Source material:
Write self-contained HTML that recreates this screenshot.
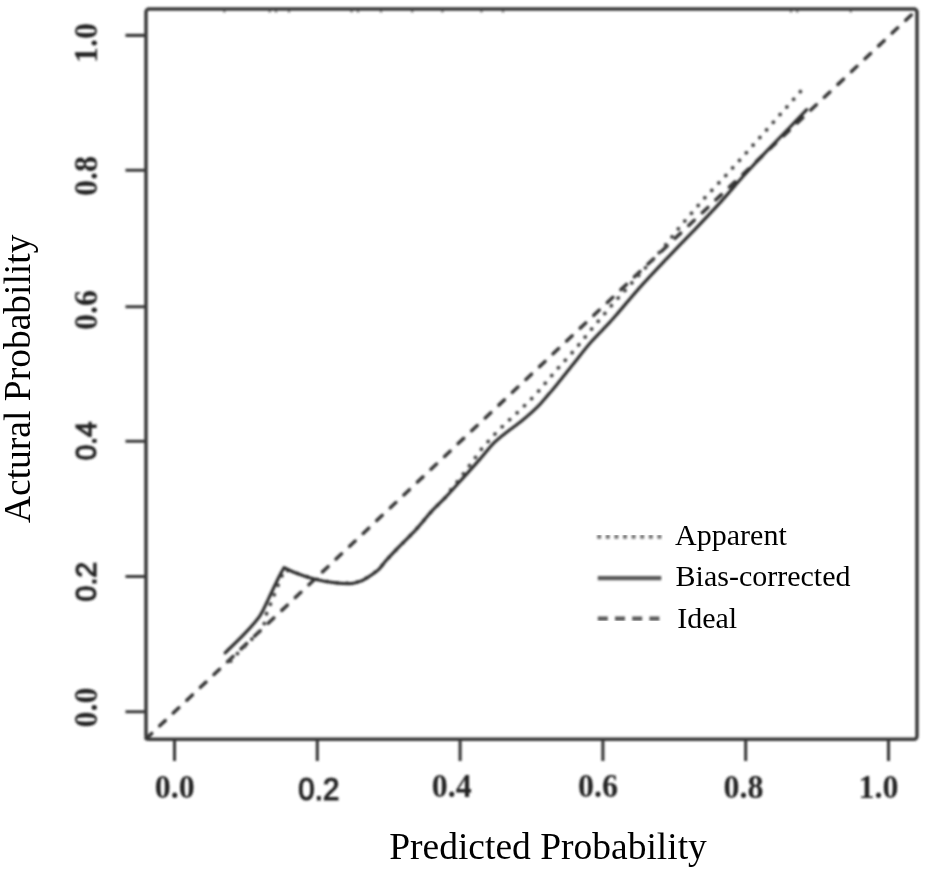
<!DOCTYPE html>
<html>
<head>
<meta charset="utf-8">
<title>Calibration plot</title>
<style>
html,body{margin:0;padding:0;background:#fff;}
body{width:925px;height:871px;overflow:hidden;position:relative;}
svg{position:absolute;left:0;top:0;display:block;}
.tick{font-family:"Liberation Serif",serif;font-weight:bold;font-size:32px;fill:#222;}
.tick .t2{font-family:"Liberation Sans",sans-serif;font-weight:normal;font-size:30px;fill:#242424;stroke:#242424;stroke-width:1.2px;}
.ttl{font-family:"Liberation Serif",serif;font-size:37.5px;fill:#000;}
.leg{font-family:"Liberation Serif",serif;font-size:30px;fill:#000;}
</style>
</head>
<body>
<svg width="925" height="871" viewBox="0 0 925 871">
  <rect x="0" y="0" width="925" height="871" fill="#ffffff"/>
  <defs>
    <filter id="soft" x="-2%" y="-2%" width="104%" height="104%" filterUnits="objectBoundingBox">
      <feGaussianBlur stdDeviation="0.85"/>
    </filter>
  </defs>
  <g filter="url(#soft)">
  <!-- plot frame -->
  <rect x="146" y="9" width="771" height="730.3" rx="3" ry="3" fill="none" stroke="#383838" stroke-width="3.5"/>
  <!-- rug marks along the top edge -->
  <path d="M224.3 10V12.4M269.7 10V12.4M276 10V12.4M289 10V12.4M351.6 10V12.4M358 10V12.4M381 10V12.4M412.2 10V12.4M442.4 10V12.4M481.4 10V12.4M503 10V12.4M791 10V12.4M797.2 10V12.4M850.8 10V12.4" stroke="#383838" stroke-width="2.4" stroke-opacity="0.6" fill="none"/>
  <!-- axis ticks -->
  <g stroke="#383838" stroke-width="3.1" fill="none">
    <path d="M125.5 35.4H146M125.5 170.3H146M125.5 306.7H146M125.5 441.2H146M125.5 576.5H146M125.5 711.7H146"/>
    <path d="M174.5 739V761M317.3 739V761M460.1 739V761M602.9 739V761M745.7 739V761M888.5 739V761"/>
  </g>
  <!-- ideal line -->
  <path d="M146 738.8 L915.5 11" fill="none" stroke="#363636" stroke-width="3.5" stroke-dasharray="7.6 11.07" stroke-dashoffset="-0.2" stroke-linecap="round"/>
  <!-- apparent line -->
  <path d="M800.4 91.6 L746.7 152.4 L726.9 174.3 L705.0 197.6 L680.9 225.5 L662.3 249.2 L612.9 303.8 L604.3 314.1 L592.6 327.9 L575.1 349.4 L555.6 370.9 L542.7 386.3 L536.0 394.2 L527.8 402.4 L520.3 409.9 L512.5 417.0 L504.2 424.8 L497.2 431.5 L491.2 438.2 L484.5 445.4 L478.5 452.8 L473.3 460.8 L467.3 468.3 L462.1 475.8 L456.1 483.2 L450.1 490.7 L444.5 498.4 L432.5 510.3 L423.6 520.7 L414.6 531.2 L399.7 546.1 L386.3 560.3 L378.8 569.3 L369.9 576.0 L362.4 580.4 L352.7 583.4 L334.0 582.7 L313.3 578.7 L295.2 572.7 L284.5 569.5 L266.0 615.0 L263.4 627.5 L232.0 659.0 L226.4 667.5" fill="none" stroke="#444444" stroke-width="3.8" stroke-dasharray="0.1 10.1" stroke-linecap="round" stroke-linejoin="round"/>
  <!-- bias-corrected line -->
  <path d="M225.2 652.8 C228.4 649.6 238.6 640.1 244.4 633.9 C250.2 627.7 255.9 621.7 259.9 615.8 C263.9 609.9 265.4 605.1 268.6 598.6 C271.8 592.1 276.3 582.2 278.9 577.0 C281.5 571.8 283.2 569.2 284.1 567.6 C286.0 568.5 290.3 570.9 295.2 572.7 C300.1 574.6 306.8 577.0 313.3 578.7 C319.8 580.4 327.4 581.9 334.0 582.7 C340.6 583.5 348.0 583.8 352.7 583.4 C357.4 583.0 359.5 581.6 362.4 580.4 C365.3 579.2 367.2 577.9 369.9 576.0 C372.6 574.1 376.1 571.9 378.8 569.3 C381.5 566.7 382.8 564.2 386.3 560.3 C389.8 556.4 395.0 551.0 399.7 546.1 C404.4 541.2 410.6 535.4 414.6 531.2 C418.6 527.0 420.6 524.2 423.6 520.7 C426.6 517.2 429.0 514.0 432.5 510.3 C436.0 506.6 439.9 503.2 444.5 498.4 C449.1 493.6 454.1 487.9 459.9 481.5 C465.7 475.1 473.6 466.4 479.3 459.9 C485.0 453.4 489.5 447.4 494.2 442.7 C498.9 438.0 502.9 435.2 507.6 431.5 C512.3 427.8 517.5 424.4 522.5 420.3 C527.5 416.2 533.0 411.4 537.5 406.9 C542.0 402.4 546.3 396.9 549.4 393.4 C552.5 389.8 552.1 390.5 556.1 385.6 C560.1 380.7 567.5 371.3 573.3 364.1 C579.0 356.9 584.9 349.1 590.6 342.5 C596.4 335.9 603.6 328.9 607.8 324.4 C612.0 319.9 610.4 321.8 616.0 315.3 C621.6 308.8 633.1 295.0 641.7 285.4 C650.3 275.8 658.9 266.9 667.5 257.8 C676.1 248.8 684.7 240.1 693.3 231.1 C701.9 222.1 710.6 213.0 719.2 203.6 C727.8 194.2 736.8 183.3 744.8 174.5 C752.8 165.7 759.7 158.4 767.2 150.6 C774.7 142.8 783.0 134.3 789.6 127.5 C796.2 120.7 803.9 112.6 806.7 109.6" fill="none" stroke="#2e2e2e" stroke-width="3.2" stroke-linejoin="round" stroke-linecap="round"/>
  <!-- x tick labels -->
  <g class="tick" text-anchor="middle">
    <text transform="translate(174.8 797.7) scale(1 1.08)">0.0</text>
    <text class="t2" transform="translate(318.8 799.8) scale(0.98 1.04)">0.2</text>
    <text transform="translate(451.8 797.2) scale(1 1.08)">0.4</text>
    <text transform="translate(597.9 797.2) scale(1 1.08)">0.6</text>
    <text transform="translate(743.6 797.7) scale(1 1.08)">0.8</text>
    <text transform="translate(878.6 797.7) scale(1 1.08)">1.0</text>
  </g>
  <!-- y tick labels -->
  <g class="tick" text-anchor="middle">
    <text transform="translate(96.9 43) rotate(-90) scale(1 1.04)">1.0</text>
    <text transform="translate(96.9 175.9) rotate(-90) scale(1 1.04)">0.8</text>
    <text transform="translate(96.9 310) rotate(-90) scale(1 1.04)">0.6</text>
    <text class="t2" transform="translate(95.8 440.8) rotate(-90) scale(0.93 1.0)">0.4</text>
    <text class="t2" transform="translate(95.8 581.6) rotate(-90) scale(0.95 1.0)">0.2</text>
    <text transform="translate(96.9 707.6) rotate(-90) scale(1 1.04)">0.0</text>
  </g>
  </g>
  <!-- axis titles -->
  <text class="ttl" x="548" y="858.7" text-anchor="middle">Predicted Probability</text>
  <text class="ttl" transform="translate(30.1 378.8) rotate(-90)" text-anchor="middle">Actural Probability</text>
  <!-- legend -->
  <g filter="url(#soft)">
  <path d="M597.2 536.7H661.4" stroke="#727272" stroke-width="4.2" stroke-dasharray="4 4.6" fill="none"/>
  <path d="M597.8 578.1H661.3" stroke="#585858" stroke-width="4.2" fill="none"/>
  <path d="M597.8 618.7H659.5" stroke="#585858" stroke-width="4.2" stroke-dasharray="10 7.2" fill="none"/>
  </g>
  <g class="leg">
    <text x="675.1" y="545">Apparent</text>
    <text x="675.6" y="585.7">Bias-corrected</text>
    <text x="677.2" y="627.8">Ideal</text>
  </g>
</svg>
</body>
</html>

What the task asks:
Word for word, quote the lines above. Omit the pictures.

Reply to the exercise:
Write self-contained HTML that recreates this screenshot.
<!DOCTYPE html>
<html>
<head>
<meta charset="utf-8">
<title>Calibration plot</title>
<style>
html,body{margin:0;padding:0;background:#fff;}
body{width:925px;height:871px;overflow:hidden;position:relative;}
svg{position:absolute;left:0;top:0;display:block;}
.tick{font-family:"Liberation Serif",serif;font-weight:bold;font-size:32px;fill:#222;}
.tick .t2{font-family:"Liberation Sans",sans-serif;font-weight:normal;font-size:30px;fill:#242424;stroke:#242424;stroke-width:1.2px;}
.ttl{font-family:"Liberation Serif",serif;font-size:37.5px;fill:#000;}
.leg{font-family:"Liberation Serif",serif;font-size:30px;fill:#000;}
</style>
</head>
<body>
<svg width="925" height="871" viewBox="0 0 925 871">
  <rect x="0" y="0" width="925" height="871" fill="#ffffff"/>
  <defs>
    <filter id="soft" x="-2%" y="-2%" width="104%" height="104%" filterUnits="objectBoundingBox">
      <feGaussianBlur stdDeviation="0.85"/>
    </filter>
  </defs>
  <g filter="url(#soft)">
  <!-- plot frame -->
  <rect x="146" y="9" width="771" height="730.3" rx="3" ry="3" fill="none" stroke="#383838" stroke-width="3.5"/>
  <!-- rug marks along the top edge -->
  <path d="M224.3 10V12.4M269.7 10V12.4M276 10V12.4M289 10V12.4M351.6 10V12.4M358 10V12.4M381 10V12.4M412.2 10V12.4M442.4 10V12.4M481.4 10V12.4M503 10V12.4M791 10V12.4M797.2 10V12.4M850.8 10V12.4" stroke="#383838" stroke-width="2.4" stroke-opacity="0.6" fill="none"/>
  <!-- axis ticks -->
  <g stroke="#383838" stroke-width="3.1" fill="none">
    <path d="M125.5 35.4H146M125.5 170.3H146M125.5 306.7H146M125.5 441.2H146M125.5 576.5H146M125.5 711.7H146"/>
    <path d="M174.5 739V761M317.3 739V761M460.1 739V761M602.9 739V761M745.7 739V761M888.5 739V761"/>
  </g>
  <!-- ideal line -->
  <path d="M146 738.8 L915.5 11" fill="none" stroke="#363636" stroke-width="3.5" stroke-dasharray="7.6 11.07" stroke-dashoffset="-0.2" stroke-linecap="round"/>
  <!-- apparent line -->
  <path d="M800.4 91.6 L746.7 152.4 L726.9 174.3 L705.0 197.6 L680.9 225.5 L662.3 249.2 L612.9 303.8 L604.3 314.1 L592.6 327.9 L575.1 349.4 L555.6 370.9 L542.7 386.3 L536.0 394.2 L527.8 402.4 L520.3 409.9 L512.5 417.0 L504.2 424.8 L497.2 431.5 L491.2 438.2 L484.5 445.4 L478.5 452.8 L473.3 460.8 L467.3 468.3 L462.1 475.8 L456.1 483.2 L450.1 490.7 L444.5 498.4 L432.5 510.3 L423.6 520.7 L414.6 531.2 L399.7 546.1 L386.3 560.3 L378.8 569.3 L369.9 576.0 L362.4 580.4 L352.7 583.4 L334.0 582.7 L313.3 578.7 L295.2 572.7 L284.5 569.5 L266.0 615.0 L263.4 627.5 L232.0 659.0 L226.4 667.5" fill="none" stroke="#444444" stroke-width="3.8" stroke-dasharray="0.1 10.1" stroke-linecap="round" stroke-linejoin="round"/>
  <!-- bias-corrected line -->
  <path d="M225.2 652.8 C228.4 649.6 238.6 640.1 244.4 633.9 C250.2 627.7 255.9 621.7 259.9 615.8 C263.9 609.9 265.4 605.1 268.6 598.6 C271.8 592.1 276.3 582.2 278.9 577.0 C281.5 571.8 283.2 569.2 284.1 567.6 C286.0 568.5 290.3 570.9 295.2 572.7 C300.1 574.6 306.8 577.0 313.3 578.7 C319.8 580.4 327.4 581.9 334.0 582.7 C340.6 583.5 348.0 583.8 352.7 583.4 C357.4 583.0 359.5 581.6 362.4 580.4 C365.3 579.2 367.2 577.9 369.9 576.0 C372.6 574.1 376.1 571.9 378.8 569.3 C381.5 566.7 382.8 564.2 386.3 560.3 C389.8 556.4 395.0 551.0 399.7 546.1 C404.4 541.2 410.6 535.4 414.6 531.2 C418.6 527.0 420.6 524.2 423.6 520.7 C426.6 517.2 429.0 514.0 432.5 510.3 C436.0 506.6 439.9 503.2 444.5 498.4 C449.1 493.6 454.1 487.9 459.9 481.5 C465.7 475.1 473.6 466.4 479.3 459.9 C485.0 453.4 489.5 447.4 494.2 442.7 C498.9 438.0 502.9 435.2 507.6 431.5 C512.3 427.8 517.5 424.4 522.5 420.3 C527.5 416.2 533.0 411.4 537.5 406.9 C542.0 402.4 546.3 396.9 549.4 393.4 C552.5 389.8 552.1 390.5 556.1 385.6 C560.1 380.7 567.5 371.3 573.3 364.1 C579.0 356.9 584.9 349.1 590.6 342.5 C596.4 335.9 603.6 328.9 607.8 324.4 C612.0 319.9 610.4 321.8 616.0 315.3 C621.6 308.8 633.1 295.0 641.7 285.4 C650.3 275.8 658.9 266.9 667.5 257.8 C676.1 248.8 684.7 240.1 693.3 231.1 C701.9 222.1 710.6 213.0 719.2 203.6 C727.8 194.2 736.8 183.3 744.8 174.5 C752.8 165.7 759.7 158.4 767.2 150.6 C774.7 142.8 783.0 134.3 789.6 127.5 C796.2 120.7 803.9 112.6 806.7 109.6" fill="none" stroke="#2e2e2e" stroke-width="3.2" stroke-linejoin="round" stroke-linecap="round"/>
  <!-- x tick labels -->
  <g class="tick" text-anchor="middle">
    <text transform="translate(174.8 797.7) scale(1 1.08)">0.0</text>
    <text class="t2" transform="translate(318.8 799.8) scale(0.98 1.04)">0.2</text>
    <text transform="translate(451.8 797.2) scale(1 1.08)">0.4</text>
    <text transform="translate(597.9 797.2) scale(1 1.08)">0.6</text>
    <text transform="translate(743.6 797.7) scale(1 1.08)">0.8</text>
    <text transform="translate(878.6 797.7) scale(1 1.08)">1.0</text>
  </g>
  <!-- y tick labels -->
  <g class="tick" text-anchor="middle">
    <text transform="translate(96.9 43) rotate(-90) scale(1 1.04)">1.0</text>
    <text transform="translate(96.9 175.9) rotate(-90) scale(1 1.04)">0.8</text>
    <text transform="translate(96.9 310) rotate(-90) scale(1 1.04)">0.6</text>
    <text class="t2" transform="translate(95.8 440.8) rotate(-90) scale(0.93 1.0)">0.4</text>
    <text class="t2" transform="translate(95.8 581.6) rotate(-90) scale(0.95 1.0)">0.2</text>
    <text transform="translate(96.9 707.6) rotate(-90) scale(1 1.04)">0.0</text>
  </g>
  </g>
  <!-- axis titles -->
  <text class="ttl" x="548" y="858.7" text-anchor="middle">Predicted Probability</text>
  <text class="ttl" transform="translate(30.1 378.8) rotate(-90)" text-anchor="middle">Actural Probability</text>
  <!-- legend -->
  <g filter="url(#soft)">
  <path d="M597.2 536.7H661.4" stroke="#727272" stroke-width="4.2" stroke-dasharray="4 4.6" fill="none"/>
  <path d="M597.8 578.1H661.3" stroke="#585858" stroke-width="4.2" fill="none"/>
  <path d="M597.8 618.7H659.5" stroke="#585858" stroke-width="4.2" stroke-dasharray="10 7.2" fill="none"/>
  </g>
  <g class="leg">
    <text x="675.1" y="545">Apparent</text>
    <text x="675.6" y="585.7">Bias-corrected</text>
    <text x="677.2" y="627.8">Ideal</text>
  </g>
</svg>
</body>
</html>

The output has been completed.